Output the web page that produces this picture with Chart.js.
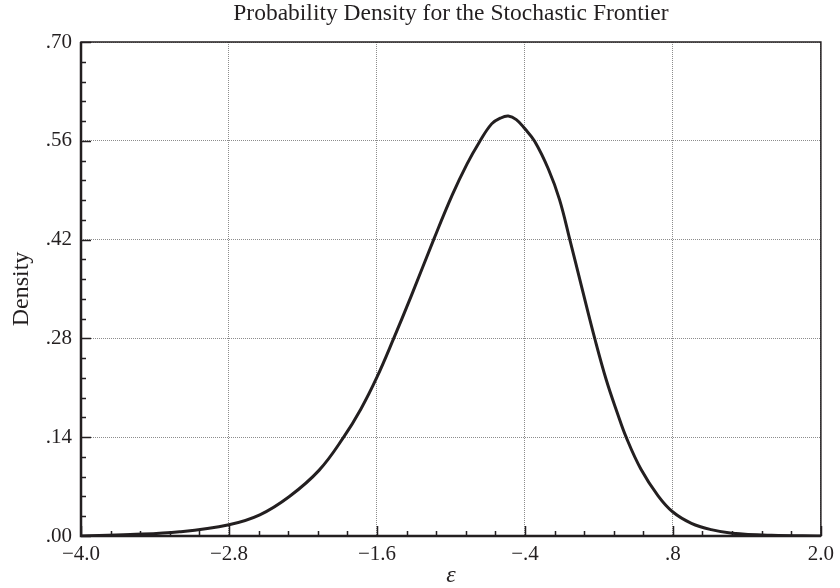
<!DOCTYPE html>
<html lang="en">
<head>
    <meta charset="UTF-8">
    <title>Probability Density for the Stochastic Frontier</title>
    <script src="https://cdn.jsdelivr.net/npm/chart.js"></script>
    <style>
        html, body { margin: 0; padding: 0; background: #fff; }
        #wrap { width: 840px; height: 588px; }
    </style>
</head>
<body>
    <div id="wrap"><canvas id="densityChart" width="840" height="588"></canvas></div>

    <script>
        // values
        const epsValues = [-4.0, -3.6, -3.2, -2.8, -2.55, -2.31, -2.07, -1.87, -1.73, -1.6,
                           -1.464, -1.32, -1.14, -0.99, -0.87, -0.77, -0.67, -0.6, -0.535, -0.47,
                           -0.40, -0.32, -0.21, -0.12, -0.036, 0.06, 0.166, 0.26, 0.35, 0.421,
                           0.54, 0.68, 0.80, 0.95, 1.11, 1.28, 1.6, 2.0];
        const densityValues = [0.000, 0.002, 0.006, 0.016, 0.030, 0.056, 0.093, 0.140, 0.180, 0.225,
                               0.280, 0.341, 0.420, 0.483, 0.527, 0.558, 0.584, 0.592, 0.595, 0.590,
                               0.577, 0.559, 0.520, 0.477, 0.420, 0.353, 0.280, 0.221, 0.174, 0.140,
                               0.095, 0.057, 0.034, 0.018, 0.009, 0.004, 0.001, 0.000];

        const xTickValues = [-4.0, -2.8, -1.6, -0.4, 0.8, 2.0];
        const xTickLabels = ['\u22124.0', '\u22122.8', '\u22121.6', '\u2212.4', '.8', '2.0'];
        const yTickValues = [0, 0.14, 0.28, 0.42, 0.56, 0.70];
        const yTickLabels = ['.00', '.14', '.28', '.42', '.56', '.70'];
        const xMinorStep = 0.24;
        const yMinorStep = 0.028;

        const ink = '#231f20';
        const serif = "'Liberation Serif', 'Times New Roman', serif";

        // frame + inward tick marks (major and minor)
        const frameTicks = {
            id: 'frameTicks',
            afterDatasetsDraw(chart) {
                const { ctx, chartArea: a, scales: { x, y } } = chart;
                ctx.save();
                ctx.strokeStyle = ink;
                ctx.lineWidth = 1.5;
                ctx.beginPath();
                for (let v = -4.0; v <= 2.0001; v += xMinorStep) {
                    const px = Math.round(x.getPixelForValue(v)) + 0.5;
                    const major = xTickValues.some(t => Math.abs(t - v) < 1e-6);
                    ctx.moveTo(px, a.bottom);
                    ctx.lineTo(px, a.bottom - (major ? 10 : 5));
                }
                for (let v = 0; v <= 0.7001; v += yMinorStep) {
                    const py = Math.round(y.getPixelForValue(v)) + 0.5;
                    const major = yTickValues.some(t => Math.abs(t - v) < 1e-6);
                    ctx.moveTo(a.left, py);
                    ctx.lineTo(a.left + (major ? 10 : 5), py);
                }
                ctx.stroke();

                ctx.lineWidth = 1.5;
                ctx.strokeRect(a.left, a.top, a.right - a.left, a.bottom - a.top);
                ctx.lineWidth = 2.5;
                ctx.beginPath();
                ctx.moveTo(a.left, a.top);
                ctx.lineTo(a.left, a.bottom);
                ctx.lineTo(a.right, a.bottom);
                ctx.stroke();
                ctx.restore();
            }
        };

        const ctx = document.getElementById('densityChart').getContext('2d');
        new Chart(ctx, {
            type: 'line',
            data: {
                datasets: [{
                    data: epsValues.map((e, i) => ({ x: e, y: densityValues[i] })),
                    borderColor: ink,
                    borderWidth: 3,
                    pointRadius: 0,
                    fill: false,
                    tension: 0.4
                }]
            },
            options: {
                responsive: false,
                animation: false,
                layout: { padding: { left: 0, right: 15, top: 0, bottom: 0 } },
                plugins: {
                    legend: { display: false },
                    tooltip: { enabled: false },
                    title: {
                        display: true,
                        fullSize: false,
                        text: 'Probability Density for the Stochastic Frontier',
                        color: ink,
                        font: { family: serif, size: 23.5, weight: 'normal', lineHeight: 1 },
                        padding: { top: 2, bottom: 16.5 }
                    }
                },
                scales: {
                    x: {
                        type: 'linear',
                        min: -4.0,
                        max: 2.0,
                        afterBuildTicks: s => { s.ticks = xTickValues.map(v => ({ value: v })); },
                        afterFit: s => { s.height = 52; },
                        ticks: {
                            autoSkip: false,
                            maxRotation: 0,
                            padding: 6,
                            color: ink,
                            font: { family: serif, size: 21 },
                            callback: (v, i) => xTickLabels[i]
                        },
                        grid: { color: '#8c8c8c', lineWidth: 1, drawTicks: false },
                        border: { display: false, dash: [1, 1] },
                        title: {
                            display: true,
                            text: '\u03b5',
                            color: ink,
                            font: { family: serif, size: 24, style: 'italic', lineHeight: 1 },
                            padding: { top: 0, bottom: 0 }
                        }
                    },
                    y: {
                        type: 'linear',
                        min: 0,
                        max: 0.7,
                        afterBuildTicks: s => { s.ticks = yTickValues.map(v => ({ value: v })); },
                        afterFit: s => { s.width = 81; },
                        ticks: {
                            autoSkip: false,
                            padding: 9,
                            color: ink,
                            font: { family: serif, size: 21 },
                            callback: (v, i) => yTickLabels[i]
                        },
                        grid: { color: '#8c8c8c', lineWidth: 1, drawTicks: false },
                        border: { display: false, dash: [1, 1] },
                        title: {
                            display: true,
                            text: 'Density',
                            color: ink,
                            font: { family: serif, size: 24, lineHeight: 1 },
                            padding: { top: 10, bottom: 0 }
                        }
                    }
                }
            },
            plugins: [frameTicks]
        });
    </script>
</body>
</html>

▶ [Given instruction] Leave the pictures out and output the rest of the listing exactly.

▶ [Correct result]
Output the web page that produces this picture with Chart.js.
<!DOCTYPE html>
<html lang="en">
<head>
    <meta charset="UTF-8">
    <title>Probability Density for the Stochastic Frontier</title>
    <script src="https://cdn.jsdelivr.net/npm/chart.js"></script>
    <style>
        html, body { margin: 0; padding: 0; background: #fff; }
        #wrap { width: 840px; height: 588px; }
    </style>
</head>
<body>
    <div id="wrap"><canvas id="densityChart" width="840" height="588"></canvas></div>

    <script>
        // values
        const epsValues = [-4.0, -3.6, -3.2, -2.8, -2.55, -2.31, -2.07, -1.87, -1.73, -1.6,
                           -1.464, -1.32, -1.14, -0.99, -0.87, -0.77, -0.67, -0.6, -0.535, -0.47,
                           -0.40, -0.32, -0.21, -0.12, -0.036, 0.06, 0.166, 0.26, 0.35, 0.421,
                           0.54, 0.68, 0.80, 0.95, 1.11, 1.28, 1.6, 2.0];
        const densityValues = [0.000, 0.002, 0.006, 0.016, 0.030, 0.056, 0.093, 0.140, 0.180, 0.225,
                               0.280, 0.341, 0.420, 0.483, 0.527, 0.558, 0.584, 0.592, 0.595, 0.590,
                               0.577, 0.559, 0.520, 0.477, 0.420, 0.353, 0.280, 0.221, 0.174, 0.140,
                               0.095, 0.057, 0.034, 0.018, 0.009, 0.004, 0.001, 0.000];

        const xTickValues = [-4.0, -2.8, -1.6, -0.4, 0.8, 2.0];
        const xTickLabels = ['\u22124.0', '\u22122.8', '\u22121.6', '\u2212.4', '.8', '2.0'];
        const yTickValues = [0, 0.14, 0.28, 0.42, 0.56, 0.70];
        const yTickLabels = ['.00', '.14', '.28', '.42', '.56', '.70'];
        const xMinorStep = 0.24;
        const yMinorStep = 0.028;

        const ink = '#231f20';
        const serif = "'Liberation Serif', 'Times New Roman', serif";

        // frame + inward tick marks (major and minor)
        const frameTicks = {
            id: 'frameTicks',
            afterDatasetsDraw(chart) {
                const { ctx, chartArea: a, scales: { x, y } } = chart;
                ctx.save();
                ctx.strokeStyle = ink;
                ctx.lineWidth = 1.5;
                ctx.beginPath();
                for (let v = -4.0; v <= 2.0001; v += xMinorStep) {
                    const px = Math.round(x.getPixelForValue(v)) + 0.5;
                    const major = xTickValues.some(t => Math.abs(t - v) < 1e-6);
                    ctx.moveTo(px, a.bottom);
                    ctx.lineTo(px, a.bottom - (major ? 10 : 5));
                }
                for (let v = 0; v <= 0.7001; v += yMinorStep) {
                    const py = Math.round(y.getPixelForValue(v)) + 0.5;
                    const major = yTickValues.some(t => Math.abs(t - v) < 1e-6);
                    ctx.moveTo(a.left, py);
                    ctx.lineTo(a.left + (major ? 10 : 5), py);
                }
                ctx.stroke();

                ctx.lineWidth = 1.5;
                ctx.strokeRect(a.left, a.top, a.right - a.left, a.bottom - a.top);
                ctx.lineWidth = 2.5;
                ctx.beginPath();
                ctx.moveTo(a.left, a.top);
                ctx.lineTo(a.left, a.bottom);
                ctx.lineTo(a.right, a.bottom);
                ctx.stroke();
                ctx.restore();
            }
        };

        const ctx = document.getElementById('densityChart').getContext('2d');
        new Chart(ctx, {
            type: 'line',
            data: {
                datasets: [{
                    data: epsValues.map((e, i) => ({ x: e, y: densityValues[i] })),
                    borderColor: ink,
                    borderWidth: 3,
                    pointRadius: 0,
                    fill: false,
                    tension: 0.4
                }]
            },
            options: {
                responsive: false,
                animation: false,
                layout: { padding: { left: 0, right: 15, top: 0, bottom: 0 } },
                plugins: {
                    legend: { display: false },
                    tooltip: { enabled: false },
                    title: {
                        display: true,
                        fullSize: false,
                        text: 'Probability Density for the Stochastic Frontier',
                        color: ink,
                        font: { family: serif, size: 23.5, weight: 'normal', lineHeight: 1 },
                        padding: { top: 2, bottom: 16.5 }
                    }
                },
                scales: {
                    x: {
                        type: 'linear',
                        min: -4.0,
                        max: 2.0,
                        afterBuildTicks: s => { s.ticks = xTickValues.map(v => ({ value: v })); },
                        afterFit: s => { s.height = 52; },
                        ticks: {
                            autoSkip: false,
                            maxRotation: 0,
                            padding: 6,
                            color: ink,
                            font: { family: serif, size: 21 },
                            callback: (v, i) => xTickLabels[i]
                        },
                        grid: { color: '#8c8c8c', lineWidth: 1, drawTicks: false },
                        border: { display: false, dash: [1, 1] },
                        title: {
                            display: true,
                            text: '\u03b5',
                            color: ink,
                            font: { family: serif, size: 24, style: 'italic', lineHeight: 1 },
                            padding: { top: 0, bottom: 0 }
                        }
                    },
                    y: {
                        type: 'linear',
                        min: 0,
                        max: 0.7,
                        afterBuildTicks: s => { s.ticks = yTickValues.map(v => ({ value: v })); },
                        afterFit: s => { s.width = 81; },
                        ticks: {
                            autoSkip: false,
                            padding: 9,
                            color: ink,
                            font: { family: serif, size: 21 },
                            callback: (v, i) => yTickLabels[i]
                        },
                        grid: { color: '#8c8c8c', lineWidth: 1, drawTicks: false },
                        border: { display: false, dash: [1, 1] },
                        title: {
                            display: true,
                            text: 'Density',
                            color: ink,
                            font: { family: serif, size: 24, lineHeight: 1 },
                            padding: { top: 10, bottom: 0 }
                        }
                    }
                }
            },
            plugins: [frameTicks]
        });
    </script>
</body>
</html>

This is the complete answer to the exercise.